Das Argument Friedmans, in den sozialen Medien fehle der Journalismus, der die Informationen kritisch sichten und bewerten sollte, ist keineswegs stichhaltig (S.32). Denn im Internet wird ja schließlich auch Online-Journalismus angeboten und, was hier an Kommentar und Meinungsäußerung zur Politik zu lesen ist, unterscheidet sich in der Substanz nicht im geringsten von den flotten, unüberlegten oder parteilichen Äußerungen irgendwelcher Privatpersonen. Friedman idealisiert den tatsächlich ausgeübten Journalismus, der alles andere als klug, sachlich und zuverlässig ist. Pressekritik scheint für ihn ein unbekannter Begriff zu sein.

Der Anwalt der Demokratie scheint den unglaublichen Vorteil des Internets nicht zu sehen, daß es ein echtes demokratisches Medium ist: es gestattet es jederman, auf diesem Forum seine Meinung zu sagen. Damit unterscheidet es sich grundlegend von den herkömmlichen Medien, besonders aber von dem quasistaatlichen Öffentlich-rechtlichen Rundfunk, der von den politischen Parteien kontrolliert wird. Das Internet, das es jedem Menschen ermöglicht, öffentlich als Autor aufzutreten, kommt jenem Ideal der allen zugänglichen Öffentlichkeit sehr nahe, von dem die literarische Avantgarde der Weimarer Jahre geträumt hat.

Schließlich stieß ich auf die Bemerkung Welzers: „Digitale Technologie ist eigentlich strunzdumm“, und: „Digitale Technologie ist in dem Sinne eine abhängige Technologie, daß sie immer externe Stromzufuhr braucht“ (S.45).
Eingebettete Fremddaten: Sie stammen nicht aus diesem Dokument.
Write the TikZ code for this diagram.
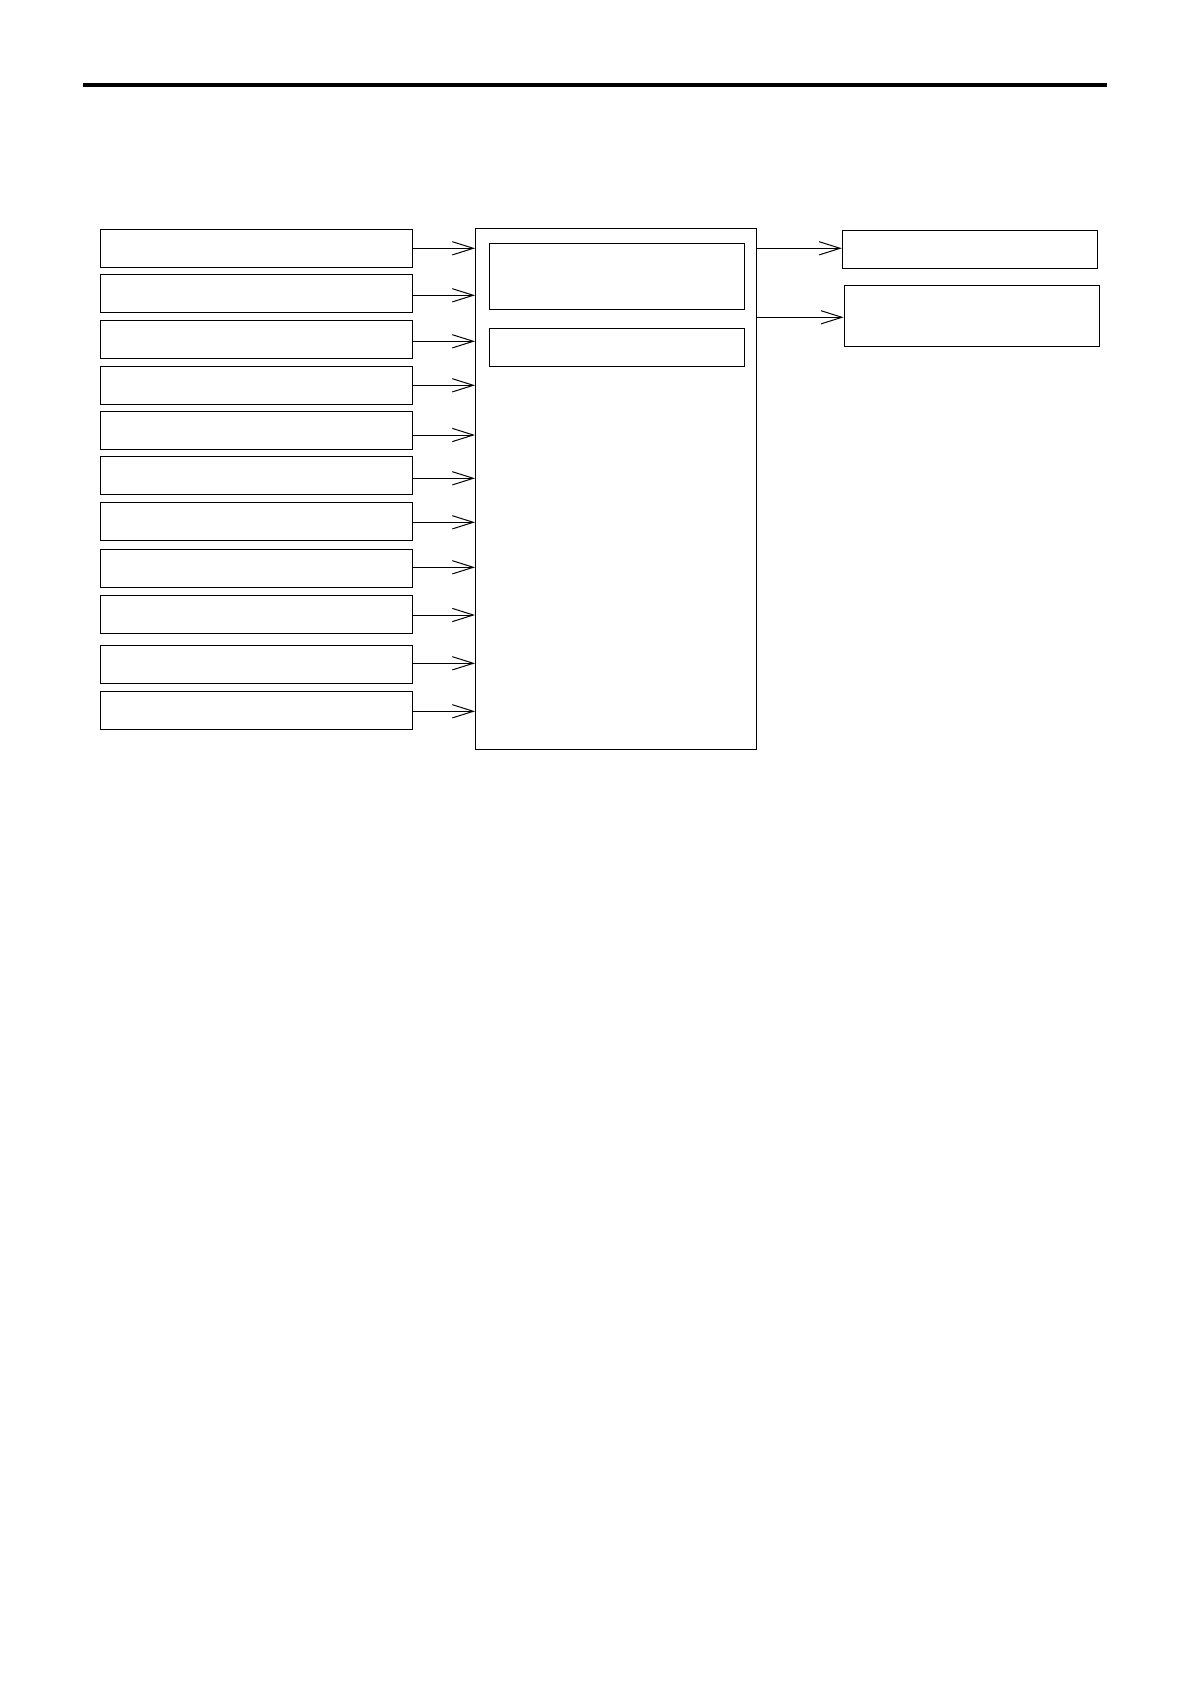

Als ich diese trivialste Binsenweisheit, die ein Einwand gegen die digitale Technik sein soll, las, habe ich das Buch zur Seite gelegt.

Abgesehen von dem Amerikanismus „Technologie“ für die einfache „Technik“, ist der Einwand einfach töricht. Die technische Intelligenz, der wissenschaftliche Erfindungsgeist, die unglaubliche Leistungsfähigkeit digitaler Programme und Anwendungen werden schlicht und einfach ignoriert bei einem Einwand, der für die gesamte Industrie, den Bahnverkehr, für Telephon, Radio, Fernsehen und Presse, für die Zentralheizung, die Beleuchtung, alle Haushaltsgeräte gilt.

Als ich diese unsägliche Dummheit in dem Buch der angeblich profiliertesten Intellektuellen unseres Landes las, verging mir auch die geringste Lust, weiterzulesen. Sie reden von einem „Angriff auf Demokratie und Menschenwürde“ in einem Idiom, das geistverlassener nicht sein könnte. Sie sprechen und schwatzen, als wüßten sie nicht, daß zur Achtung der Menschenwürde auch gehört, daß man eine allgemeinverständliche, menschenfreundliche Sprache spricht.

Die beiden Autoren treten als Praeceptores germaniae, Lehrer Deutschlands, auf, sie zeigen durch ihr schulmeisterliches Getue und ihre moralische Überheblichkeit, daß sie sich zu einer gesellschaftlichen Elite zu rechnen scheinen – nichts aber ist in einer demokratischen Gesellschaft, einer Gesellschaft von mündigen Bürgern, fragwürdiger als das Selbstverständnis von Intellektuellen, Elite zu sein (cf. J.Q., Über das Ethos von Intellektuellen).

Ich glaube, es war Walter Dirks, einst Herausgeber der Frankfurter Hefte, der Demokratie, wörtlich: Herrschaft des Volkes, einmal treffend mit „Herrschaft der Laien“ übersetzt hat. Also sollte man sich demokratisch über Politik in einer Form verständigen, die auch Laien verstehen können. Auf diesen naheliegenden Gedanken sind unsere wackeren Verteidiger und Theoretiker der Demokratie und Menschenwürde allerdings nicht gekommen. Mit anderen Worten, sie haben gewöhnlichen Menschen, nämlich Lesern mit gesundem Menschenverstand, nichts zu sagen.